Seeing is believing. Through observations, we build theories about our physical reality — Empiricism –– at least traditionally. These acts of seeing are often transcribed onto an image, which in turn becomes the evidence that persuades us of the reality it represents. But not all images are created equal, some have more explanatory power than others. In the twentieth century, photography, prized for its “mechanical realism”, supercedes illustration in indexing knowledge. Lately, computer simulation rises as a new way of creating scientific proofs. These simulated models have become scientifically legitimate in its own right in fields of science such as astrophysics. In other words, the advent of simulations is radically redefining the nature of evidence.

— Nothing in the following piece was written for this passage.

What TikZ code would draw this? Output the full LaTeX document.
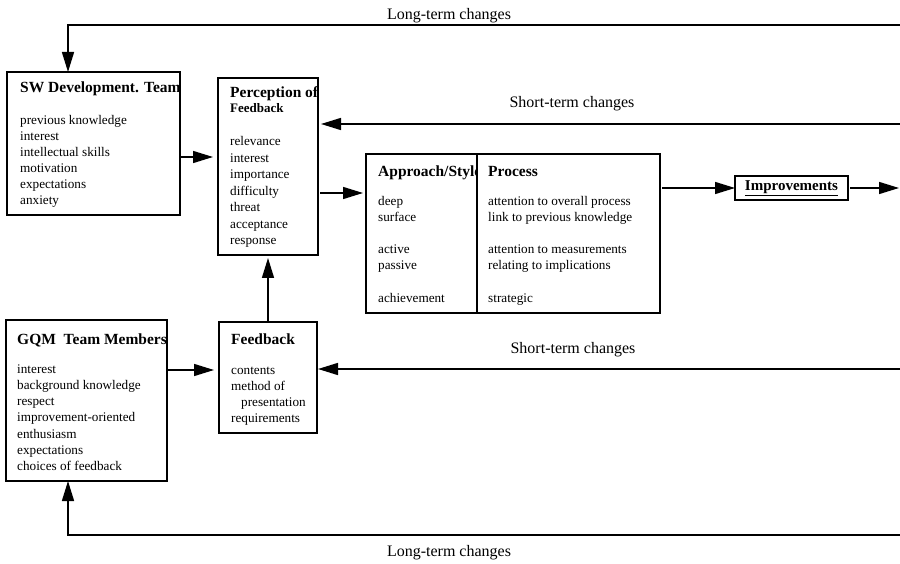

If a simulated star system suffices as a proof of the existence of the real one, what does it mean to know? What does it mean to witness? And how important is ‘seeing’ in creating knowledge? Viewing the historical relationship between images and science through the lens of photo theory and media theory, the essay hypothesises on the ways illustration, photography and simulations gain explanatory power and become evidential through different ways of representing reality. Simulations pioneer an alternative mode of creating knowledge, one that is independent of seeing. In other words, simulations decentralise the human eye in knowledge production. It symbolises a novel and alternative epistemological approach, with its own set of merits and limitation. Simulation is a domain where human seeing is confronted by algorithmic vision, where the unidirectional link of the act of viewing and the image is folded into a Mobius strip, where reality began merging with digitality.

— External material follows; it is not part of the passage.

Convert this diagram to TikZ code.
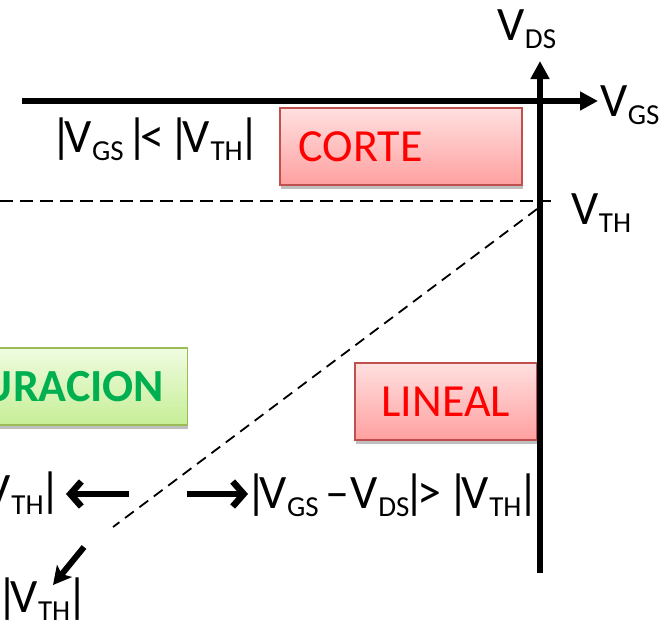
\documentclass[tikz,border=0pt]{standalone}
\usepackage{fontspec}
\setmainfont{Carlito}
\usetikzlibrary{arrows.meta,shadows}
\definecolor{boxred}{RGB}{192,80,77}
\definecolor{redtop}{RGB}{255,224,224}
\definecolor{redbot}{RGB}{255,160,160}
\definecolor{boxgreen}{RGB}{155,187,89}
\definecolor{greentop}{RGB}{240,252,225}
\definecolor{greenbot}{RGB}{198,238,150}
\definecolor{txtgreen}{RGB}{0,176,80}
\newcommand\Vsub[1]{V\kern0.5pt\raisebox{-8pt}{\fontsize{29}{29}\selectfont #1}}
\newcommand\bb{\kern-7pt|\kern-8pt}
\begin{document}
\begin{tikzpicture}[x=1pt,y=-1pt,
  lbl/.style={font=\fontsize{48}{50}\selectfont, inner sep=0pt},
  regionbox/.style={draw=boxred, line width=1.5pt, shading=axis, top color=redtop, bottom color=redbot,
     drop shadow={shadow xshift=1pt, shadow yshift=-4pt, opacity=0.25, fill=black},
     font=\fontsize{46}{48}\selectfont, text=red},
  greenbox/.style={draw=boxgreen, line width=1.5pt, shading=axis, top color=greentop, bottom color=greenbot,
     drop shadow={shadow xshift=1pt, shadow yshift=-4pt, opacity=0.25, fill=black},
     font=\fontsize{46}{48}\selectfont\bfseries, text=txtgreen},
  axisline/.style={line width=6.5pt, -{Triangle[length=18pt,width=18pt]}},
  bound/.style={dash pattern=on 13pt off 7pt, line width=2pt},
  movearrow/.style={line width=6.5pt, -{Straight Barb[length=11pt,width=25pt]}},
  diagarrow/.style={line width=6pt, -{Stealth[length=18pt,width=19pt,inset=4pt]}}]
\useasboundingbox (0,0) rectangle (664,627);

% region boxes
\node[regionbox, anchor=north west, minimum height=77pt, text width=204pt, inner xsep=19pt, align=left] (corte) at (279,107) {CORTE};
\node[regionbox, anchor=north west, minimum width=182pt, minimum height=77pt] (lineal) at (354,362) {LINEAL};
\node[greenbox, anchor=north east, minimum height=77pt, text width=220pt, inner xsep=23pt, align=right] (satur) at (188,347) {URACION};

% dashed boundaries
\coordinate (hd0) at (0,201);
\coordinate (hd1) at (551,201);
\draw[bound] (hd0) -- (hd1);
\coordinate (dd0) at (537,209);
\coordinate (dd1) at (113,527);
\draw[dash pattern=on 11pt off 7pt, line width=1.8pt] (dd0) -- (dd1);

% axes
\coordinate (hx0) at (22,101);
\coordinate (hx1) at (598,101);
\draw[axisline] (hx0) -- (hx1);
\coordinate (vx0) at (540,573);
\coordinate (vx1) at (540,61);
\draw[axisline] (vx0) -- (vx1);

% axis labels
\node[lbl, anchor=base west] (vds) at (497,40) {\Vsub{DS}};
\node[lbl, anchor=base west] (vgs) at (600,116) {\Vsub{GS}};
\node[lbl, anchor=base west] (vth) at (571,224) {\Vsub{TH}};

% conditions
\node[lbl, anchor=base west] (ccorte) at (57,152) {\bb\Vsub{GS}\kern10pt\bb<\kern11pt\bb\Vsub{TH}\kern3pt\bb};
\node[lbl, anchor=base west] (clineal) at (252,508) {\bb\Vsub{GS}\kern7pt–\kern1pt\Vsub{DS}\kern1pt\bb>\kern13pt\bb\Vsub{TH}\kern3pt\bb};
\node[lbl, anchor=base east] (csat) at (54,506) {\Vsub{TH}\kern3pt\bb};
\node[lbl, anchor=base west] (cbot) at (3,612) {\bb\Vsub{TH}\kern3pt\bb};

% arrows
\coordinate (la0) at (129,494);
\coordinate (la1) at (66,494);
\draw[movearrow] (la0) -- (la1);
\coordinate (ra0) at (187,494);
\coordinate (ra1) at (248,494);
\draw[movearrow] (ra0) -- (ra1);
\coordinate (da0) at (84,547);
\coordinate (da1) at (53,585);
\draw[diagarrow] (da0) -- (da1);
\end{tikzpicture}
\end{document}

Sheung Yiu is a Hong Kong image-based artist and writer based in Helsinki. His work explores the concept of epistemological images – the visual record of human knowledge. Taking inspiration from both art and science, he poses critical enquiry on the moments during which perception is turned into cognition. Beginning as a photographer, he has since expanded into a multidisciplinary practice. Yiu’s work takes the form of photography, videos, photo objects, installations and book-making.
His work, informed by Foucault’s episteme and Flusser’s concept of technical images, manipulates a plethora of images to disrupt the naturalised relationship between seeing and knowing, scientific and objectivity. Underpinning his practice is a series of questions: What is the role of image in organising knowledge? Which picture is preferred over another in the knowledge structure we call modern science? His current research project contemplates the way simulations in scientific domain challenge the notion of reality.
His work is exhibited internationally, including Fotogallery Wien, Guangzhou Image Triennial 2017, Hong Kong International Photography Festival Satellite Exhibition 2018 and International Summer School of Photography 2016 & 2018 in Latvia. He and Samra Šabanović co-curated ‘I was there and you didn’t see me’, a series of research-based public interventions on photographic images.